## Problem requirements
Reproduce every line of the material below, but drop the pictures.
***** Data section
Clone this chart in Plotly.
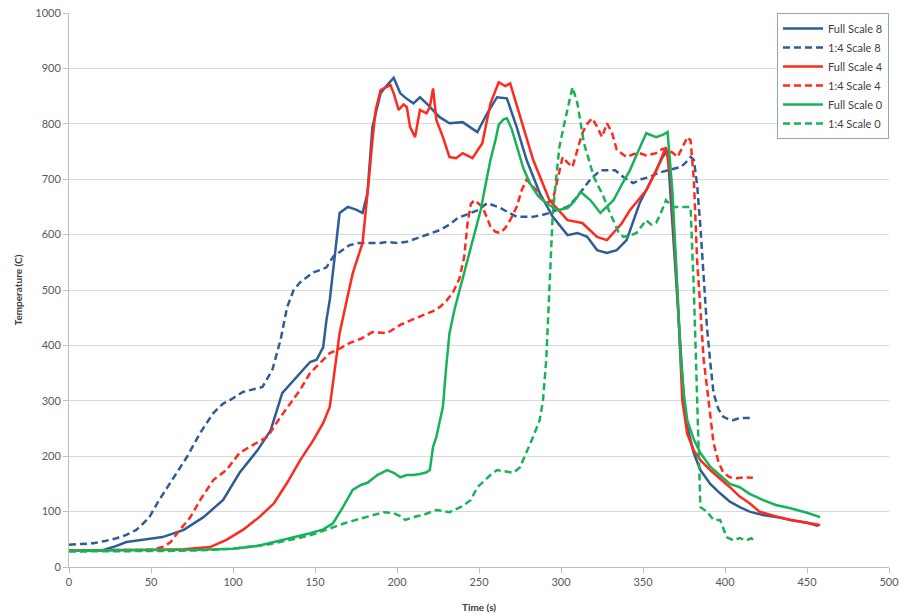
import plotly.graph_objects as go

# ---- data ----
fs8_t = [0,10,20,27,35,45,57,70,82,94,104,115,123,130,139,147,151,155,157,159,162,165,170,175,179,182,185,190,194,198,202,206,210,214,218,222,226,232,240,249,255,261,267,273,279,287,295,304,310,316,322,328,334,340,348,356,362,365,368,371,373,375,377,381,385,391,397,403,409,415,423,432,440,450,457]
fs8_T = [30,30,30,36,45,49,54,67,90,121,170,211,247,314,343,370,374,397,446,482,560,639,650,645,639,675,794,855,870,883,855,845,837,848,837,825,812,801,803,785,819,848,846,794,735,675,632,599,603,596,572,567,572,590,657,704,740,753,614,480,374,300,253,205,175,150,133,118,108,100,94,90,85,80,74]

q8_t = [0,8,15,22,29,35,41,45,49,55,63,72,80,88,94,98,106,112,118,124,129,133,137,141,145,149,153,157,161,165,171,177,182,190,194,200,206,212,218,226,232,237,245,250,255,259,263,268,273,279,283,288,293,298,304,309,313,318,324,328,333,338,344,349,354,360,365,369,373,376,379,381,383,385,387,389,391,393,396,399,402,405,409,413,416]
q8_T = [40,41,43,47,52,58,67,78,90,121,157,199,242,278,295,301,316,320,325,356,410,469,500,514,523,532,536,541,560,569,581,585,585,585,587,585,587,593,599,608,618,630,639,645,657,652,648,640,632,632,632,635,639,645,650,665,680,700,716,716,716,704,693,700,704,712,716,720,722,730,740,735,690,614,520,433,370,314,285,271,267,265,269,269,269]

fs4_t = [0,20,40,55,70,86,96,106,116,125,133,141,149,155,159,162,165,170,173,179,181,183,185,187,190,193,196,198,201,204,206,208,211,214,218,220,222,224,228,232,236,240,246,252,257,262,266,269,275,283,293,304,313,322,328,332,337,342,352,358,364,367,369,371,374,377,381,385,391,397,403,409,415,421,430,440,450,458]
fs4_T = [30,30,30,31,32,36,49,67,90,115,152,193,229,260,289,361,422,490,530,585,640,704,770,825,861,865,870,855,825,835,830,794,776,825,819,830,864,807,776,740,738,747,738,765,837,875,868,873,812,735,662,626,621,596,590,603,620,644,680,715,758,700,600,494,300,240,210,193,175,160,144,127,115,100,92,85,80,76]

q4_t = [0,20,40,50,57,62,66,70,74,80,88,96,104,112,121,129,135,141,147,153,159,165,171,178,185,194,202,209,216,222,226,230,234,238,241,243,245,247,249,252,255,257,260,263,266,269,273,276,279,282,285,288,291,295,298,301,304,307,310,313,316,319,322,325,328,331,334,340,344,348,352,358,362,365,368,371,374,377,379,381,383,385,387,390,393,396,399,403,407,412,417]
q4_T = [30,30,30,31,36,45,61,75,90,121,157,175,206,220,235,271,296,320,350,368,386,394,404,412,424,422,437,446,455,462,469,480,495,520,560,620,655,662,658,650,630,614,605,603,612,626,650,680,699,690,680,665,657,662,700,740,730,722,753,783,800,810,795,776,801,785,753,740,745,747,743,747,755,753,748,740,757,776,770,700,554,470,374,300,224,190,170,162,160,162,161]

fs0_t = [0,20,40,60,80,100,115,125,135,147,155,161,167,173,178,182,188,194,198,202,206,210,214,218,220,222,224,228,230,232,235,240,243,247,251,254,257,260,262,265,267,270,273,277,281,286,291,298,304,308,312,315,318,324,328,332,337,342,347,352,358,362,365,368,371,373,375,377,381,385,391,397,403,409,415,423,431,440,450,458]
fs0_T = [30,30,30,30,31,33,38,45,52,61,68,79,108,139,148,152,166,175,170,162,166,166,168,171,175,217,235,289,361,422,464,520,554,600,644,690,735,770,798,808,810,790,758,720,693,670,657,644,648,660,677,670,662,639,650,662,690,716,750,783,776,780,785,675,500,374,310,265,230,206,181,165,150,144,132,121,112,106,98,90]

q0_t = [0,20,40,60,80,100,120,140,150,161,168,175,184,192,198,202,205,210,216,224,232,236,240,245,249,253,257,261,266,271,275,279,283,287,289,291,293,295,297,299,302,304,307,310,312,314,317,320,323,326,329,332,335,338,342,346,349,352,355,358,361,364,368,373,376,379,381,383,385,389,393,397,399,401,405,409,413,416,419]
q0_T = [28,28,28,29,30,33,40,52,60,72,79,85,92,99,97,92,85,90,94,103,99,104,110,121,144,155,166,175,172,170,180,206,235,265,300,374,494,639,700,758,800,825,866,837,800,765,735,704,686,668,645,626,605,596,598,603,615,626,618,621,640,662,650,650,650,650,500,314,108,100,85,85,70,54,48,52,48,52,45]

series_names = ["Full Scale 8", "1:4 Scale 8", "Full Scale 4", "1:4 Scale 4", "Full Scale 0", "1:4 Scale 0"]

x_ticks = [0, 50, 100, 150, 200, 250, 300, 350, 400, 450, 500]
y_ticks = [0, 100, 200, 300, 400, 500, 600, 700, 800, 900, 1000]

BLUE = "#2F5D97"
RED = "#FF2A1E"
GREEN = "#19B25A"
DASH = "7px,4px"

specs = [
    (fs8_t, fs8_T, BLUE, "solid"),
    (q8_t, q8_T, BLUE, DASH),
    (fs4_t, fs4_T, RED, "solid"),
    (q4_t, q4_T, RED, DASH),
    (fs0_t, fs0_T, GREEN, "solid"),
    (q0_t, q0_T, GREEN, DASH),
]

fig = go.Figure()
for name, (tx, ty, col, dash) in zip(series_names, specs):
    fig.add_trace(go.Scatter(x=tx, y=ty, mode="lines", name=name,
                             line=dict(color=col, width=2.5, dash=dash)))

FONT = "Lato, 'Open Sans', sans-serif"

fig.update_layout(
    width=907, height=616,
    margin=dict(l=69, r=18, t=13, b=49, autoexpand=False),
    paper_bgcolor="white", plot_bgcolor="white",
    font=dict(family=FONT, size=11, color="#595959"),
    showlegend=True,
    legend=dict(x=1, y=1, xanchor="right", yanchor="top",
                bgcolor="white", bordercolor="#8FA3C4", borderwidth=1,
                font=dict(size=11, color="#404040"),
                tracegroupgap=0, itemwidth=40),
    xaxis=dict(range=[0, 500], tickvals=x_ticks, showgrid=False, zeroline=False,
               automargin=False, ticklabeloverflow="allow",
               showline=True, linecolor="#BFBFBF", linewidth=1,
               ticks="outside", ticklen=5, tickcolor="#BFBFBF",
               tickfont=dict(size=11, color="#595959"),
               title=dict(text="<b>Time (s)</b>", font=dict(size=10, color="#404040"), standoff=16)),
    yaxis=dict(range=[0, 1000], tickvals=y_ticks, showgrid=True, gridcolor="#D9D9D9", gridwidth=1,
               zeroline=False, automargin=False, ticklabeloverflow="allow",
               showline=True, linecolor="#BFBFBF", linewidth=1,
               ticks="outside", ticklen=5, tickcolor="#BFBFBF",
               tickfont=dict(size=11, color="#595959"),
               title=dict(text="<b>Temperature (C)</b>", font=dict(size=10, color="#404040"), standoff=10)),
)

# remove the browser's default 8px body margin so the 907x616 figure fills the window
fig.write_html("out.html",
               config={"displayModeBar": False},
               post_script="document.body.style.margin='0';document.body.style.overflow='hidden';")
**********
## Answer to this exercise
Clone this chart in Plotly.
import plotly.graph_objects as go

# ---- data ----
fs8_t = [0,10,20,27,35,45,57,70,82,94,104,115,123,130,139,147,151,155,157,159,162,165,170,175,179,182,185,190,194,198,202,206,210,214,218,222,226,232,240,249,255,261,267,273,279,287,295,304,310,316,322,328,334,340,348,356,362,365,368,371,373,375,377,381,385,391,397,403,409,415,423,432,440,450,457]
fs8_T = [30,30,30,36,45,49,54,67,90,121,170,211,247,314,343,370,374,397,446,482,560,639,650,645,639,675,794,855,870,883,855,845,837,848,837,825,812,801,803,785,819,848,846,794,735,675,632,599,603,596,572,567,572,590,657,704,740,753,614,480,374,300,253,205,175,150,133,118,108,100,94,90,85,80,74]

q8_t = [0,8,15,22,29,35,41,45,49,55,63,72,80,88,94,98,106,112,118,124,129,133,137,141,145,149,153,157,161,165,171,177,182,190,194,200,206,212,218,226,232,237,245,250,255,259,263,268,273,279,283,288,293,298,304,309,313,318,324,328,333,338,344,349,354,360,365,369,373,376,379,381,383,385,387,389,391,393,396,399,402,405,409,413,416]
q8_T = [40,41,43,47,52,58,67,78,90,121,157,199,242,278,295,301,316,320,325,356,410,469,500,514,523,532,536,541,560,569,581,585,585,585,587,585,587,593,599,608,618,630,639,645,657,652,648,640,632,632,632,635,639,645,650,665,680,700,716,716,716,704,693,700,704,712,716,720,722,730,740,735,690,614,520,433,370,314,285,271,267,265,269,269,269]

fs4_t = [0,20,40,55,70,86,96,106,116,125,133,141,149,155,159,162,165,170,173,179,181,183,185,187,190,193,196,198,201,204,206,208,211,214,218,220,222,224,228,232,236,240,246,252,257,262,266,269,275,283,293,304,313,322,328,332,337,342,352,358,364,367,369,371,374,377,381,385,391,397,403,409,415,421,430,440,450,458]
fs4_T = [30,30,30,31,32,36,49,67,90,115,152,193,229,260,289,361,422,490,530,585,640,704,770,825,861,865,870,855,825,835,830,794,776,825,819,830,864,807,776,740,738,747,738,765,837,875,868,873,812,735,662,626,621,596,590,603,620,644,680,715,758,700,600,494,300,240,210,193,175,160,144,127,115,100,92,85,80,76]

q4_t = [0,20,40,50,57,62,66,70,74,80,88,96,104,112,121,129,135,141,147,153,159,165,171,178,185,194,202,209,216,222,226,230,234,238,241,243,245,247,249,252,255,257,260,263,266,269,273,276,279,282,285,288,291,295,298,301,304,307,310,313,316,319,322,325,328,331,334,340,344,348,352,358,362,365,368,371,374,377,379,381,383,385,387,390,393,396,399,403,407,412,417]
q4_T = [30,30,30,31,36,45,61,75,90,121,157,175,206,220,235,271,296,320,350,368,386,394,404,412,424,422,437,446,455,462,469,480,495,520,560,620,655,662,658,650,630,614,605,603,612,626,650,680,699,690,680,665,657,662,700,740,730,722,753,783,800,810,795,776,801,785,753,740,745,747,743,747,755,753,748,740,757,776,770,700,554,470,374,300,224,190,170,162,160,162,161]

fs0_t = [0,20,40,60,80,100,115,125,135,147,155,161,167,173,178,182,188,194,198,202,206,210,214,218,220,222,224,228,230,232,235,240,243,247,251,254,257,260,262,265,267,270,273,277,281,286,291,298,304,308,312,315,318,324,328,332,337,342,347,352,358,362,365,368,371,373,375,377,381,385,391,397,403,409,415,423,431,440,450,458]
fs0_T = [30,30,30,30,31,33,38,45,52,61,68,79,108,139,148,152,166,175,170,162,166,166,168,171,175,217,235,289,361,422,464,520,554,600,644,690,735,770,798,808,810,790,758,720,693,670,657,644,648,660,677,670,662,639,650,662,690,716,750,783,776,780,785,675,500,374,310,265,230,206,181,165,150,144,132,121,112,106,98,90]

q0_t = [0,20,40,60,80,100,120,140,150,161,168,175,184,192,198,202,205,210,216,224,232,236,240,245,249,253,257,261,266,271,275,279,283,287,289,291,293,295,297,299,302,304,307,310,312,314,317,320,323,326,329,332,335,338,342,346,349,352,355,358,361,364,368,373,376,379,381,383,385,389,393,397,399,401,405,409,413,416,419]
q0_T = [28,28,28,29,30,33,40,52,60,72,79,85,92,99,97,92,85,90,94,103,99,104,110,121,144,155,166,175,172,170,180,206,235,265,300,374,494,639,700,758,800,825,866,837,800,765,735,704,686,668,645,626,605,596,598,603,615,626,618,621,640,662,650,650,650,650,500,314,108,100,85,85,70,54,48,52,48,52,45]

series_names = ["Full Scale 8", "1:4 Scale 8", "Full Scale 4", "1:4 Scale 4", "Full Scale 0", "1:4 Scale 0"]

x_ticks = [0, 50, 100, 150, 200, 250, 300, 350, 400, 450, 500]
y_ticks = [0, 100, 200, 300, 400, 500, 600, 700, 800, 900, 1000]

BLUE = "#2F5D97"
RED = "#FF2A1E"
GREEN = "#19B25A"
DASH = "7px,4px"

specs = [
    (fs8_t, fs8_T, BLUE, "solid"),
    (q8_t, q8_T, BLUE, DASH),
    (fs4_t, fs4_T, RED, "solid"),
    (q4_t, q4_T, RED, DASH),
    (fs0_t, fs0_T, GREEN, "solid"),
    (q0_t, q0_T, GREEN, DASH),
]

fig = go.Figure()
for name, (tx, ty, col, dash) in zip(series_names, specs):
    fig.add_trace(go.Scatter(x=tx, y=ty, mode="lines", name=name,
                             line=dict(color=col, width=2.5, dash=dash)))

FONT = "Lato, 'Open Sans', sans-serif"

fig.update_layout(
    width=907, height=616,
    margin=dict(l=69, r=18, t=13, b=49, autoexpand=False),
    paper_bgcolor="white", plot_bgcolor="white",
    font=dict(family=FONT, size=11, color="#595959"),
    showlegend=True,
    legend=dict(x=1, y=1, xanchor="right", yanchor="top",
                bgcolor="white", bordercolor="#8FA3C4", borderwidth=1,
                font=dict(size=11, color="#404040"),
                tracegroupgap=0, itemwidth=40),
    xaxis=dict(range=[0, 500], tickvals=x_ticks, showgrid=False, zeroline=False,
               automargin=False, ticklabeloverflow="allow",
               showline=True, linecolor="#BFBFBF", linewidth=1,
               ticks="outside", ticklen=5, tickcolor="#BFBFBF",
               tickfont=dict(size=11, color="#595959"),
               title=dict(text="<b>Time (s)</b>", font=dict(size=10, color="#404040"), standoff=16)),
    yaxis=dict(range=[0, 1000], tickvals=y_ticks, showgrid=True, gridcolor="#D9D9D9", gridwidth=1,
               zeroline=False, automargin=False, ticklabeloverflow="allow",
               showline=True, linecolor="#BFBFBF", linewidth=1,
               ticks="outside", ticklen=5, tickcolor="#BFBFBF",
               tickfont=dict(size=11, color="#595959"),
               title=dict(text="<b>Temperature (C)</b>", font=dict(size=10, color="#404040"), standoff=10)),
)

# remove the browser's default 8px body margin so the 907x616 figure fills the window
fig.write_html("out.html",
               config={"displayModeBar": False},
               post_script="document.body.style.margin='0';document.body.style.overflow='hidden';")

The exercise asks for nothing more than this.